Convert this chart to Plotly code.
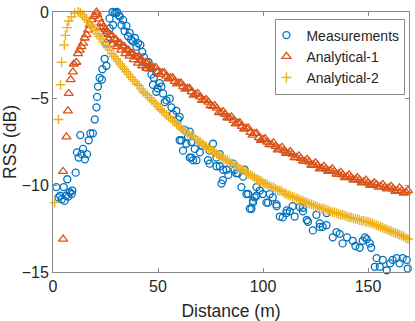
import plotly.graph_objects as go

# measured RSS
meas_x = [1.6, 2.6, 3.4, 4.2, 5.1, 5.5, 6.2, 6.8, 7.3, 8.0, 8.9, 9.2, 10.8,
          11.4, 12.2, 13.0, 13.6, 14.3, 15.2, 16.2, 17.0, 17.8, 19.0,
          19.9, 20.7, 21.0, 21.4, 22.2, 23.3, 23.5, 24.6, 25.4, 25.4, 25.7, 26.9, 27.0,
          28.3, 28.6, 29.4, 30.2, 30.5, 31.4, 31.8, 32.6, 33.3, 34.1, 35.0, 35.7, 36.5,
          37.2, 38.1, 39.0, 39.7, 40.5, 41.6, 42.5, 43.3, 44.5, 45.5, 46.4, 46.9, 47.6,
          48.0, 49.2, 49.2, 49.8, 50.8, 51.6, 52.4, 53.2, 54.0, 55.6, 56.4, 57.1, 58.7,
          59.5, 60.3, 60.3, 61.1, 61.9, 62.7, 63.5, 64.3, 65.1, 65.1, 65.9, 65.9, 66.7,
          67.5, 68.3, 69.9, 71.0, 73.8, 74.6, 74.6, 76.2, 77.8, 77.8, 79.4, 79.4, 80.2,
          80.9, 81.0, 82.6, 83.5, 85.7, 86.5, 87.3, 88.1, 89.7, 90.5, 91.3, 92.1, 92.9,
          93.7, 94.5, 95.2, 95.2, 96.0, 96.9, 96.9, 98.5, 99.9, 101.6, 102.4, 103.2,
          104.6, 106.4, 106.5, 108.0, 109.4, 111.1, 111.3, 112.7, 114.1, 115.1, 117.5,
          118.9, 119.0, 120.8, 121.4, 123.7, 125.4, 127.0, 127.0, 128.4, 130.2, 130.3,
          133.2, 135.0, 136.5, 137.9, 140.0, 142.7, 144.0, 146.0, 147.5, 148.5, 149.4,
          150.8, 151.5, 153.2, 154.1, 155.6, 157.0, 158.9, 160.5, 161.7, 163.6, 165.0,
          166.5, 168.4, 168.9, 169.8]
meas_y = [-10.1, -10.7, -10.6, -10.8, -10.1, -10.9, -10.6, -9.65, -10.65, -10.4, -10.5, -10.3, -9.27,
          -8.1, -8.4, -7.1, -8.2, -7.9, -8.5, -8.2, -7.4, -7.0, -7.0,
          -6.2, -5.5, -4.9, -4.3, -3.8, -3.9, -3.3, -2.7, -3.1, -1.8, -1.2, -0.37, -0.95,
          0.0, -0.75, -0.05, -0.08, 0.0, -0.2, -0.27, -0.75, -0.46, -1.1, -0.8, -1.4, -1.2,
          -1.6, -1.7, -1.5, -2.0, -1.8, -1.9, -2.3, -2.6, -3.2, -2.9, -3.2, -3.6, -4.2,
          -3.8, -3.5, -4.6, -4.4, -4.1, -4.3, -4.7, -5.2, -5.1, -5.0, -5.5, -5.9, -5.7,
          -6.2, -6.05, -7.4, -7.4, -8.0, -6.8, -7.6, -7.2, -6.9, -8.4, -7.5, -8.4, -8.55,
          -7.9, -8.55, -8.1, -7.7, -8.55, -8.0, -8.75, -7.6, -8.4, -8.9, -8.2, -8.9, -9.9,
          -9.7, -9.1, -9.1, -9.4, -8.75, -9.1, -9.3, -9.3, -10.1, -9.5, -9.1, -10.5, -10.5,
          -11.35, -11.35, -10.9, -11.0, -10.7, -10.6, -10.1, -10.3, -10.5, -11.0, -11.0, -10.5,
          -10.7, -11.1, -11.2, -11.8, -11.85, -11.6, -11.45, -11.5, -11.2, -11.8, -11.25,
          -11.3, -11.5, -12.0, -12.1, -12.6, -11.7, -12.2, -12.4, -12.4, -12.3, -11.6,
          -13.0, -12.7, -12.8, -13.35, -13.0, -13.2, -13.5, -13.6, -13.2, -13.0, -13.1,
          -13.35, -13.6, -14.7, -14.2, -14.7, -14.3, -14.9, -14.5, -14.3, -14.2, -14.5,
          -14.2, -14.3, -14.8, -13.6]

# analytical model 1
ana1_x = [4.8, 4.8, 6.4, 7.1, 7.5, 8.4, 9.5, 9.9, 11.1, 11.9, 12.7, 13.5, 14.3, 15.1, 15.9,
          16.7, 17.5, 18.3, 19.5, 20.7,
          21, 22, 23, 24, 25, 26, 27, 28, 29, 30, 31, 32, 33, 34, 35, 36, 37, 38, 39,
          22.5, 24.5, 26.5, 28.5, 30.5, 32.5, 34.5, 36.5, 38.5, 40.5, 42.5, 44.5,
          40, 41, 42, 43, 44, 45, 46, 47, 48, 49, 50, 51, 52, 53, 54, 55, 56, 57, 58, 59,
          60, 61, 62, 63, 64, 65, 66, 67, 68, 69, 70, 71, 72, 73, 74, 75, 76, 77, 78, 79,
          80, 81, 82, 83, 84, 85, 86, 87, 88, 89, 90, 91, 92, 93, 94, 95, 96, 97, 98, 99,
          100, 101, 102, 103, 104, 105, 106, 107, 108, 109, 110, 111, 112, 113, 114, 115,
          116, 117, 118, 119, 120, 121, 122, 123, 124, 125, 126, 127, 128, 129, 130, 131,
          132, 133, 134, 135, 136, 137, 138, 139, 140, 141, 142, 143, 144, 145, 146, 147,
          148, 149, 150, 151, 152, 153, 154, 155, 156, 157, 158, 159, 160, 161, 162, 163,
          164, 165, 166, 167, 168, 169, 170]
ana1_y = [-13.1, -9.2, -7.2, -5.7, -4.7, -3.9, -3.45, -3.0, -2.9, -2.4, -2.2, -2.0, -1.8, -1.5, -1.3,
          -1.04, -0.75, -0.46, -0.25, 0.0,
          -0.15, -0.4, -0.65, -0.85, -1.0, -1.15, -1.3, -1.35, -1.55, -1.6, -1.75, -1.8, -1.95,
          -2.0, -2.15, -2.2, -2.35, -2.4, -2.55,
          -0.9, -1.3, -1.6, -1.85, -2.0, -2.2, -2.4, -2.55, -2.75, -2.95, -3.1, -3.25,
          -2.6, -2.55, -2.8, -2.95, -2.9, -2.9, -3.1, -3.25, -3.2, -3.2, -3.45, -3.6, -3.5,
          -3.5, -3.7, -3.85, -3.8, -3.8, -4.0, -4.15, -4.1, -4.1, -4.3, -4.45, -4.4, -4.4,
          -4.6, -4.8, -4.75, -4.7, -4.9, -5.1, -5.1, -5.05, -5.2, -5.4, -5.45, -5.4, -5.55,
          -5.8, -5.8, -5.75, -5.9, -6.1, -6.1, -6.05, -6.25, -6.45, -6.4, -6.4, -6.6, -6.75,
          -6.7, -6.7, -6.95, -7.1, -7.0, -7.0, -7.25, -7.4, -7.35, -7.3, -7.5, -7.65, -7.65,
          -7.55, -7.75, -7.95, -7.9, -7.8, -8.0, -8.15, -8.15, -8.05, -8.2, -8.4, -8.4, -8.3,
          -8.45, -8.6, -8.6, -8.5, -8.65, -8.85, -8.8, -8.7, -8.85, -9.05, -9.0, -8.9, -9.05,
          -9.2, -9.15, -9.05, -9.2, -9.35, -9.35, -9.25, -9.4, -9.55, -9.5, -9.4, -9.55, -9.7,
          -9.65, -9.55, -9.7, -9.85, -9.8, -9.7, -9.85, -10.0, -9.95, -9.85, -9.95, -10.1,
          -10.05, -9.95, -10.1, -10.2, -10.15, -10.05, -10.2, -10.35, -10.3, -10.15, -10.3,
          -10.45, -10.4, -10.3, -10.45]

# analytical model 2
ana2_x = [0.8, 2.6, 3.6, 4.1, 5.4, 5.9, 6.7, 7.5, 8.8, 10.3, 12,
          13, 14, 15, 16, 17, 18, 19, 20, 21, 22, 23, 24, 25, 26, 27, 28, 29, 30, 31, 32,
          33, 34, 35, 36, 37, 38, 39,
          40, 41, 42, 43, 44, 45, 46, 47, 48, 49, 50, 51, 52, 53, 54, 55, 56, 57, 58, 59,
          60, 61, 62, 63, 64, 65, 66, 67, 68, 69, 70, 71, 72, 73, 74, 75, 76, 77, 78, 79,
          80, 81, 82, 83, 84, 85, 86, 87, 88, 89, 90, 91, 92, 93, 94, 95, 96, 97, 98, 99,
          100, 101, 102, 103, 104, 105, 106, 107, 108, 109, 110, 111, 112, 113, 114, 115,
          116, 117, 118, 119, 120, 121, 122, 123, 124, 125, 126, 127, 128, 129, 130, 131,
          132, 133, 134, 135, 136, 137, 138, 139, 140, 141, 142, 143, 144, 145, 146, 147,
          148, 149, 150, 151, 152, 153, 154, 155, 156, 157, 158, 159, 160, 161, 162, 163,
          164, 165, 166, 167, 168, 169, 170]
ana2_y = [-11.0, -6.2, -4.2, -2.9, -1.9, -1.35, -0.9, -0.52, -0.27, -0.08, 0.0,
          -0.05, -0.15, -0.3, -0.45, -0.6, -0.75, -0.9, -1.05, -1.25, -1.4, -1.55, -1.75,
          -1.9, -2.05, -2.2, -2.4, -2.55, -2.7, -2.85, -3.0, -3.15, -3.3, -3.45, -3.6,
          -3.75, -3.9, -4.0,
          -4.15, -4.25, -4.45, -4.6, -4.7, -4.8, -4.95, -5.1, -5.2, -5.3, -5.45, -5.6, -5.7,
          -5.8, -5.95, -6.05, -6.15, -6.25, -6.35, -6.5, -6.6, -6.7, -6.8, -6.85, -7.0,
          -7.1, -7.15, -7.2, -7.35, -7.45, -7.5, -7.6, -7.7, -7.75, -7.85, -7.95, -8.0,
          -8.1, -8.2, -8.25, -8.35, -8.45, -8.5, -8.55, -8.65, -8.75, -8.8, -8.85, -8.95,
          -9.05, -9.1, -9.15, -9.25, -9.35, -9.4, -9.45, -9.55, -9.65, -9.7, -9.75, -9.85,
          -9.9, -9.95, -10.05, -10.1, -10.1, -10.2, -10.3, -10.3, -10.35, -10.45, -10.5,
          -10.55, -10.6, -10.65, -10.7, -10.75, -10.8, -10.85, -10.9, -10.95, -11.0, -11.05,
          -11.1, -11.15, -11.2, -11.25, -11.3, -11.35, -11.35, -11.4, -11.45, -11.5, -11.55,
          -11.55, -11.6, -11.65, -11.7, -11.7, -11.75, -11.8, -11.85, -11.85, -11.9, -11.95,
          -11.95, -12.0, -12.05, -12.05, -12.1, -12.1, -12.15, -12.2, -12.25, -12.3, -12.35,
          -12.4, -12.45, -12.5, -12.55, -12.6, -12.65, -12.7, -12.75, -12.8, -12.85, -12.9,
          -12.95, -13.05, -13.1, -13.15]

font = "Liberation Sans, Arial, sans-serif"
grey = "#8a8a8a"
txt = "#262626"

fig = go.Figure()
fig.add_trace(go.Scatter(x=meas_x, y=meas_y, mode="markers", name="Measurements",
                         cliponaxis=False,
                         marker=dict(symbol="circle-open", size=7, color="#0072BD",
                                     line=dict(width=1.3))))
fig.add_trace(go.Scatter(x=ana1_x, y=ana1_y, mode="markers", name="Analytical-1",
                         cliponaxis=False,
                         marker=dict(symbol="triangle-up-open", size=8, color="#D95319",
                                     line=dict(width=1.3))))
fig.add_trace(go.Scatter(x=ana2_x, y=ana2_y, mode="markers", name="Analytical-2",
                         cliponaxis=False,
                         marker=dict(symbol="cross-thin-open", size=7, color="#EDB120",
                                     line=dict(width=1.4))))

axis_style = dict(showline=True, linecolor=grey, linewidth=1, mirror="ticks",
                  ticks="inside", ticklen=4, tickcolor=grey, showgrid=False,
                  zeroline=False, automargin=False,
                  tickfont=dict(size=16, color=txt))

fig.update_xaxes(range=[0, 169.5], tickvals=[0, 50, 100, 150],
                 title=dict(text="Distance (m)", font=dict(size=17.5, color=txt),
                            standoff=10),
                 **axis_style)
fig.update_yaxes(range=[-15, 0], tickvals=[-15, -10, -5, 0],
                 title=dict(text="RSS (dB)", font=dict(size=17.5, color=txt),
                            standoff=4),
                 **axis_style)

fig.update_layout(
    width=415, height=321,
    margin=dict(l=53, r=6, t=12, b=49),
    paper_bgcolor="white", plot_bgcolor="white",
    font=dict(family=font, color=txt),
    legend=dict(x=0.99, y=0.975, xanchor="right", yanchor="top",
                bgcolor="white", bordercolor=grey, borderwidth=1,
                font=dict(size=14), tracegroupgap=0, itemwidth=30,
                indentation=-10),
    showlegend=True,
)

# page body has a default 8px margin; drop it so the figure sits at the corner
fig.write_html("out.html", config={"displayModeBar": False},
               post_script="document.body.style.margin='0';")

☆ ☆ ☆ ☆ ☆

EXERCISE.
Set down again, exactly, the lines of the material above from its first line to the one with "import plotly.graph_objects as go", inclusive. Leave the pictures out.

FINISHED EXERCISE.
Convert this chart to Plotly code.
import plotly.graph_objects as go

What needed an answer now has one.